Supplied information:
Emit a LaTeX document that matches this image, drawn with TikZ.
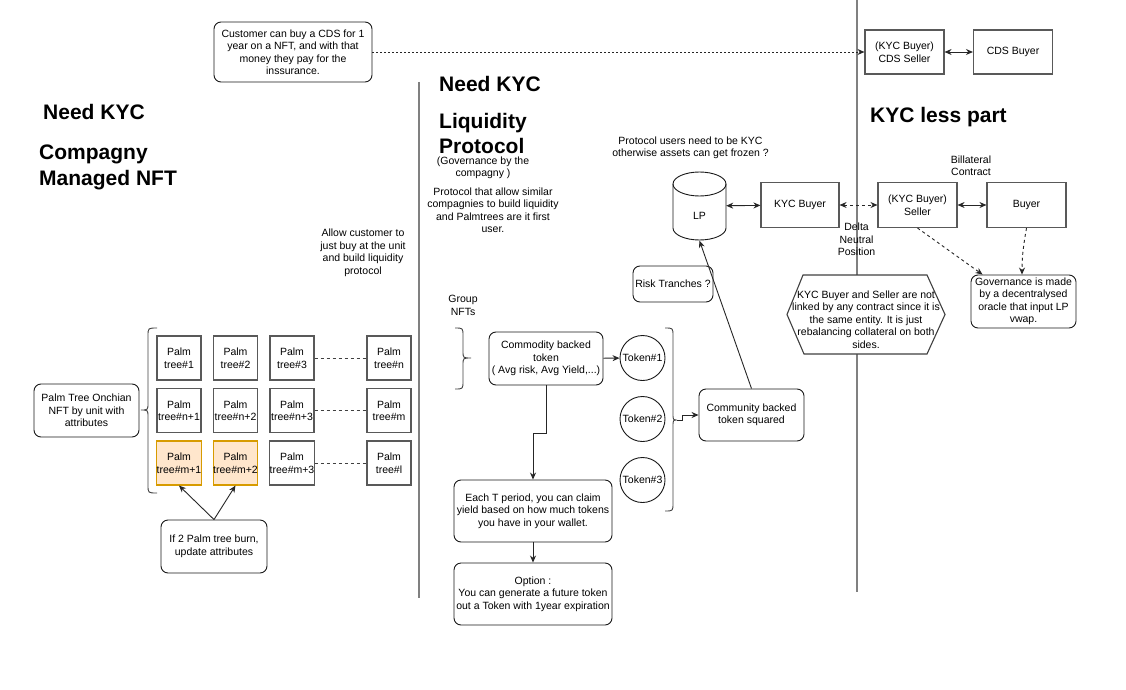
\documentclass[tikz,border=0pt]{standalone}
\usepackage{fontspec}
\setmainfont{Liberation Sans}
\usetikzlibrary{arrows.meta,backgrounds,calc}
\definecolor{burnfill}{HTML}{FFE6CC}
\definecolor{burndraw}{HTML}{D79B00}
\begin{document}
\begin{tikzpicture}[x=1pt,y=-1pt,
  every node/.style={font=\fontsize{10.5}{12.5}\selectfont, align=center, inner sep=0pt, text=black},
  sq/.style={draw=black!65, line width=1.1pt, fill=white},
  rbox/.style={draw=black!90, line width=0.9pt, fill=white, rounded corners=7pt},
  palm/.style={sq, minimum width=44, minimum height=44},
  burnt/.style={palm, fill=burnfill, draw=burndraw},
  ttl/.style={font=\fontsize{21}{26}\selectfont\bfseries, align=left, anchor=west},
  arr/.style={-{Stealth[length=7pt,width=6pt]}, line width=0.9pt, draw=black!85},
  darr/.style={{Stealth[length=7pt,width=6pt]}-{Stealth[length=7pt,width=6pt]}, line width=0.9pt, draw=black!85},
  dotted line/.style={dash pattern=on 2pt off 2pt},
  dash line/.style={dash pattern=on 3pt off 3pt},
  sepline/.style={draw=black!50, line width=1.6pt},
  bracestyle/.style={draw=black!75, line width=0.9pt}
]
\path[use as bounding box] (0,0) rectangle (1126,690);

% ---------- top note and CDS ----------
\node[rbox, minimum width=158, minimum height=60] (note) at (293,52)
  {Customer can buy a CDS for 1\\year on a NFT, and with that\\money they pay for the\\inssurance.};
\node[sq, minimum width=79, minimum height=44] (cdsseller) at (904.5,52) {(KYC Buyer)\\CDS Seller};
\node[sq, minimum width=79, minimum height=44] (cdsbuyer) at (1013,52) {CDS Buyer};
\draw[arr, dotted line] (note) -- (cdsseller);
\draw[darr] (cdsseller) -- (cdsbuyer);

% ---------- titles ----------
\node[ttl] (t1) at (43,112) {Need KYC};
\node[ttl] (t2) at (39,167.5) {Compagny\\Managed NFT};
\node[ttl] (t3) at (439,84) {Need KYC};
\node[ttl, font=\fontsize{21}{25}\selectfont\bfseries] (t4) at (439,133) {Liquidity\\Protocol};
\node[ttl] (t5) at (870,117) {KYC less part};
\node (gov1) at (483,168) {(Governance by the\\compagny )};
\node (protxt) at (493,210) {Protocol that allow similar\\compagnies to build liquidity\\and Palmtrees are it first\\user.};
\node (allow) at (363,253) {Allow customer to\\just buy at the unit\\and build liquidity\\protocol};

% ---------- palm tree grid ----------
\node[palm] (p11) at (179,358) {Palm\\tree\#1};
\node[palm] (p12) at (235.5,358) {Palm\\tree\#2};
\node[palm] (p13) at (292,358) {Palm\\tree\#3};
\node[palm] (p14) at (389,358) {Palm\\tree\#n};
\node[palm] (p21) at (179,410.5) {Palm\\tree\#n+1};
\node[palm] (p22) at (235.5,410.5) {Palm\\tree\#n+2};
\node[palm] (p23) at (292,410.5) {Palm\\tree\#n+3};
\node[palm] (p24) at (389,410.5) {Palm\\tree\#m};
\node[burnt] (p31) at (179,463) {Palm\\tree\#m+1};
\node[burnt] (p32) at (235.5,463) {Palm\\tree\#m+2};
\node[palm] (p33) at (292,463) {Palm\\tree\#m+3};
\node[palm] (p34) at (389,463) {Palm\\tree\#l};
\draw[draw=black!75, line width=0.9pt, dash line] (p13) -- (p14);
\draw[draw=black!75, line width=0.9pt, dash line] (p23) -- (p24);
\draw[draw=black!75, line width=0.9pt, dash line] (p33) -- (p34);

\node[rbox, minimum width=105, minimum height=53] (pnft) at (86.5,410.5) {Palm Tree Onchian\\NFT by unit with\\attributes};
\draw[bracestyle] (157,328) .. controls (148,328) .. (148,336) -- (148,403)
  .. controls (148,410) .. (141,410) .. controls (148,410) .. (148,417) -- (148,485)
  .. controls (148,493) .. (157,493);

\node[rbox, minimum width=106, minimum height=53] (burn) at (214,546.5) {If 2 Palm tree burn,\\update attributes};
\draw[arr] (burn.north) -- (p31.south);
\draw[arr] (burn.north) -- (p32.south);

% ---------- liquidity protocol ----------
\node (group) at (463,305.5) {Group\\NFTs};
\draw[bracestyle] (455,328) .. controls (463,328) .. (463,336) -- (463,351)
  .. controls (463,358) .. (471,358) .. controls (463,358) .. (463,365) -- (463,381)
  .. controls (463,389) .. (455,389);

\node[rbox, minimum width=114, minimum height=53] (commodity) at (546,358.5) {Commodity backed\\token\\( Avg risk, Avg Yield,...)};
\node[circle, draw=black!90, line width=0.9pt, minimum size=45] (tok1) at (642.5,358) {Token\#1};
\node[circle, draw=black!90, line width=0.9pt, minimum size=45] (tok2) at (642.5,419) {Token\#2};
\node[circle, draw=black!90, line width=0.9pt, minimum size=45] (tok3) at (642.5,480) {Token\#3};
\draw[arr] (commodity) -- (tok1);

\draw[bracestyle] (665,328) .. controls (673,328) .. (673,336) -- (673,413)
  .. controls (673,420) .. (677,420) .. controls (673,420) .. (673,427) -- (673,503)
  .. controls (673,511) .. (665,511);
\coordinate (tbtip) at (677,420);
\node[rbox, minimum width=105, minimum height=52] (community) at (751.5,415) {Community backed\\token squared};
\draw[arr] (tbtip) -- (682,420) -- (682,415) -- (community.west);

\node[rbox, minimum width=158, minimum height=62] (each) at (533,511) {Each T period, you can claim\\yield based on how much tokens\\you have in your wallet.};
\node[rbox, minimum width=158, minimum height=62] (option) at (533,594) {Option :\\You can generate a future token\\out a Token with 1year expiration};
\draw[arr] (commodity.south) -- ++(0,48) -| (each.north);
\draw[arr] (each) -- (option);

\node[rbox, minimum width=80, minimum height=36] (risk) at (673,284) {Risk Tranches ?};

% LP cylinder
\draw[draw=black!90, line width=0.9pt, fill=white] (673,184) -- (673,228)
  arc[start angle=180, end angle=0, x radius=26.5, y radius=12] -- (726,184)
  arc[start angle=0, end angle=-180, x radius=26.5, y radius=12] -- cycle;
\draw[draw=black!90, line width=0.9pt] (673,184) arc[start angle=180, end angle=0, x radius=26.5, y radius=12];
\node[minimum width=53, minimum height=69] (lp) at (699.5,206) {\smash{\raisebox{-13.5pt}{LP}}};
\draw[arr] (community.north) -- (lp.south);

\node (users) at (690.5,148) {Protocol users need to be KYC\\otherwise assets can get frozen ?};

% ---------- KYC less part ----------
\node[sq, minimum width=78, minimum height=45] (kycbuyer) at (800,205) {KYC Buyer};
\node[sq, minimum width=79, minimum height=45] (seller) at (917.5,205) {(KYC Buyer)\\Seller};
\node[sq, minimum width=79, minimum height=45] (buyer) at (1026.5,205) {Buyer};
\draw[darr] (lp) -- (kycbuyer);
\draw[darr, dash line] (kycbuyer) -- (seller);
\draw[darr] (seller) -- (buyer);
\node (bil) at (971,165.5) {Billateral\\Contract};
\node (delta) at (856.5,239.5) {Delta\\Neutral\\Position};

\node (hex) at (866,319.5) {KYC Buyer and Seller are not\\linked by any contract since it is\\the same entity. It is just\\rebalancing collateral on both\\sides.};
\node[rbox, minimum width=105, minimum height=53] (gov) at (1023.5,301.5) {Governance is made\\by a decentralysed\\oracle that input LP\\vwap.};
\draw[arr, dash line] (seller.south) -- ([xshift=12]gov.north west);
\draw[arr, dash line] (buyer.south) to[out=-100, in=90] ([xshift=-1.5]gov.north);

% ---------- background: separators and hexagon ----------
\begin{scope}[on background layer]
  \draw[sepline] (419,82) -- (419,598);
  \draw[sepline] (857,0) -- (857,592);
  \draw[draw=black!75, line width=1.1pt, fill=white] (787,314.5) -- (803,275) -- (927,275)
    -- (945,314.5) -- (927,354) -- (804,354) -- cycle;
\end{scope}
\end{tikzpicture}
\end{document}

Work to do: Collect the lines of the data that carry the word "with".

Response for this exercise:
Emit a LaTeX document that matches this image, drawn with TikZ.
  {Customer can buy a CDS for 1\\year on a NFT, and with that\\money they pay for the\\inssurance.};
\node[rbox, minimum width=105, minimum height=53] (pnft) at (86.5,410.5) {Palm Tree Onchian\\NFT by unit with\\attributes};
\node[rbox, minimum width=158, minimum height=62] (option) at (533,594) {Option :\\You can generate a future token\\out a Token with 1year expiration};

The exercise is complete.